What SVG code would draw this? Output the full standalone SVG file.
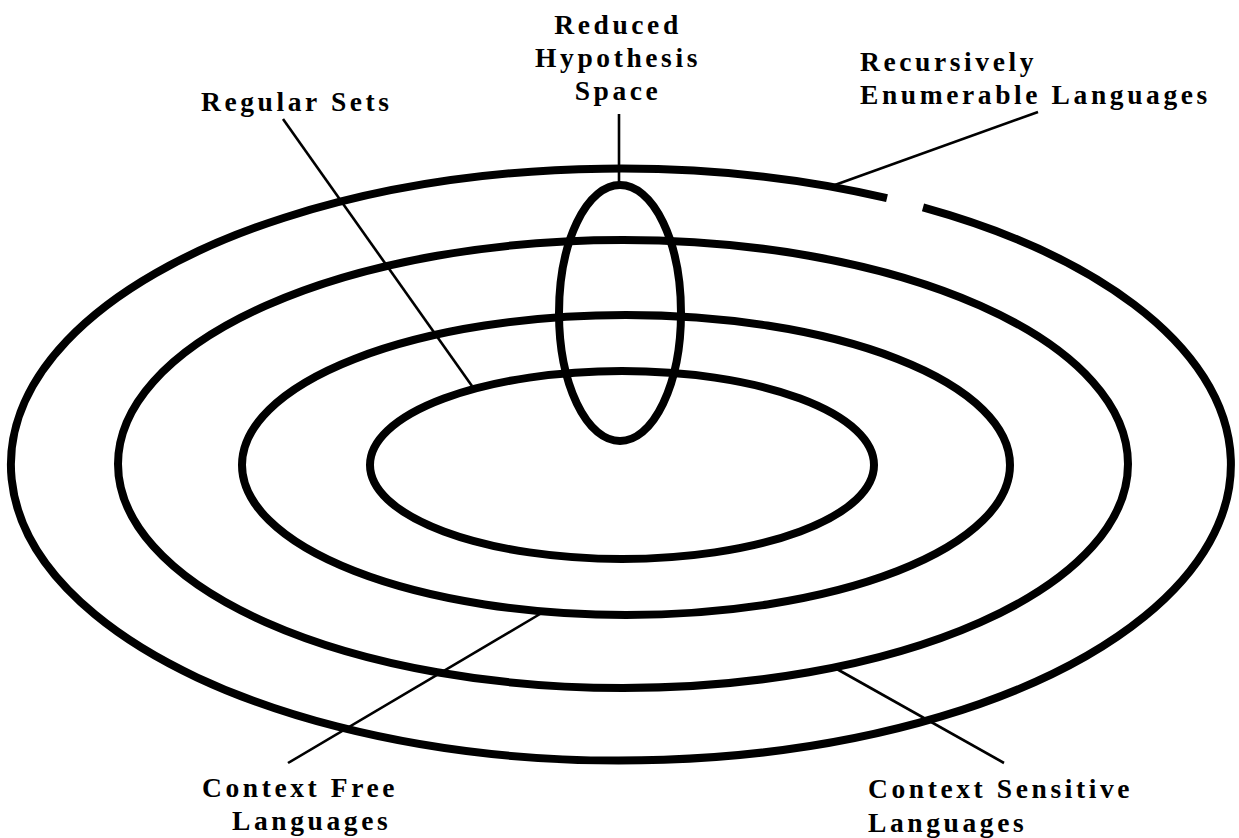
<svg xmlns="http://www.w3.org/2000/svg" width="1239" height="838" viewBox="0 0 1239 838">
<style>
.ring{fill:none;stroke:#000;stroke-width:8}
.lead{fill:none;stroke:#000;stroke-width:2.6}
.lbl{font-family:"Liberation Serif","Times New Roman",serif;font-weight:bold;font-size:27.5px;letter-spacing:3.6px;fill:#000}
</style>
<rect width="1239" height="838" fill="#fff"/>
<g id="recursively-enumerable">
<path class="ring" d="M 887 198.2 A 610 296 0 1 0 923 207.4"/>
</g>
<g id="context-sensitive">
<ellipse class="ring" cx="623" cy="464" rx="505" ry="224"/>
</g>
<g id="context-free">
<ellipse class="ring" cx="626" cy="465" rx="384" ry="150"/>
</g>
<g id="regular-sets">
<ellipse class="ring" cx="622" cy="465" rx="252" ry="94"/>
</g>
<g id="reduced-hypothesis-space">
<ellipse class="ring" cx="620" cy="313" rx="61" ry="128"/>
</g>
<g id="connectors">
<line class="lead" x1="283" y1="119" x2="472" y2="386"/>
<line class="lead" x1="619" y1="114" x2="619" y2="185"/>
<line class="lead" x1="1038" y1="112" x2="832" y2="186"/>
<line class="lead" x1="288" y1="763" x2="540" y2="614"/>
<line class="lead" x1="835" y1="668" x2="1004" y2="763"/>
</g>
<g id="labels">
<text class="lbl" x="201" y="111">Regular Sets</text>
<text class="lbl" x="618" y="34" text-anchor="middle">Reduced</text>
<text class="lbl" x="618" y="67" text-anchor="middle">Hypothesis</text>
<text class="lbl" x="618" y="100" text-anchor="middle">Space</text>
<text class="lbl" x="860" y="71">Recursively</text>
<text class="lbl" x="860" y="104">Enumerable Languages</text>
<text class="lbl" x="202" y="797">Context Free</text>
<text class="lbl" x="232" y="830">Languages</text>
<text class="lbl" x="868" y="798">Context Sensitive</text>
<text class="lbl" x="868" y="832">Languages</text>
</g>
</svg>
= = =
EXERCISE TASK:
Replicate the material above verbatim; images stay out of the copy.

SOLUTION TO THIS EXERCISE:
What SVG code would draw this? Output the full standalone SVG file.
<svg xmlns="http://www.w3.org/2000/svg" width="1239" height="838" viewBox="0 0 1239 838">
<style>
.ring{fill:none;stroke:#000;stroke-width:8}
.lead{fill:none;stroke:#000;stroke-width:2.6}
.lbl{font-family:"Liberation Serif","Times New Roman",serif;font-weight:bold;font-size:27.5px;letter-spacing:3.6px;fill:#000}
</style>
<rect width="1239" height="838" fill="#fff"/>
<g id="recursively-enumerable">
<path class="ring" d="M 887 198.2 A 610 296 0 1 0 923 207.4"/>
</g>
<g id="context-sensitive">
<ellipse class="ring" cx="623" cy="464" rx="505" ry="224"/>
</g>
<g id="context-free">
<ellipse class="ring" cx="626" cy="465" rx="384" ry="150"/>
</g>
<g id="regular-sets">
<ellipse class="ring" cx="622" cy="465" rx="252" ry="94"/>
</g>
<g id="reduced-hypothesis-space">
<ellipse class="ring" cx="620" cy="313" rx="61" ry="128"/>
</g>
<g id="connectors">
<line class="lead" x1="283" y1="119" x2="472" y2="386"/>
<line class="lead" x1="619" y1="114" x2="619" y2="185"/>
<line class="lead" x1="1038" y1="112" x2="832" y2="186"/>
<line class="lead" x1="288" y1="763" x2="540" y2="614"/>
<line class="lead" x1="835" y1="668" x2="1004" y2="763"/>
</g>
<g id="labels">
<text class="lbl" x="201" y="111">Regular Sets</text>
<text class="lbl" x="618" y="34" text-anchor="middle">Reduced</text>
<text class="lbl" x="618" y="67" text-anchor="middle">Hypothesis</text>
<text class="lbl" x="618" y="100" text-anchor="middle">Space</text>
<text class="lbl" x="860" y="71">Recursively</text>
<text class="lbl" x="860" y="104">Enumerable Languages</text>
<text class="lbl" x="202" y="797">Context Free</text>
<text class="lbl" x="232" y="830">Languages</text>
<text class="lbl" x="868" y="798">Context Sensitive</text>
<text class="lbl" x="868" y="832">Languages</text>
</g>
</svg>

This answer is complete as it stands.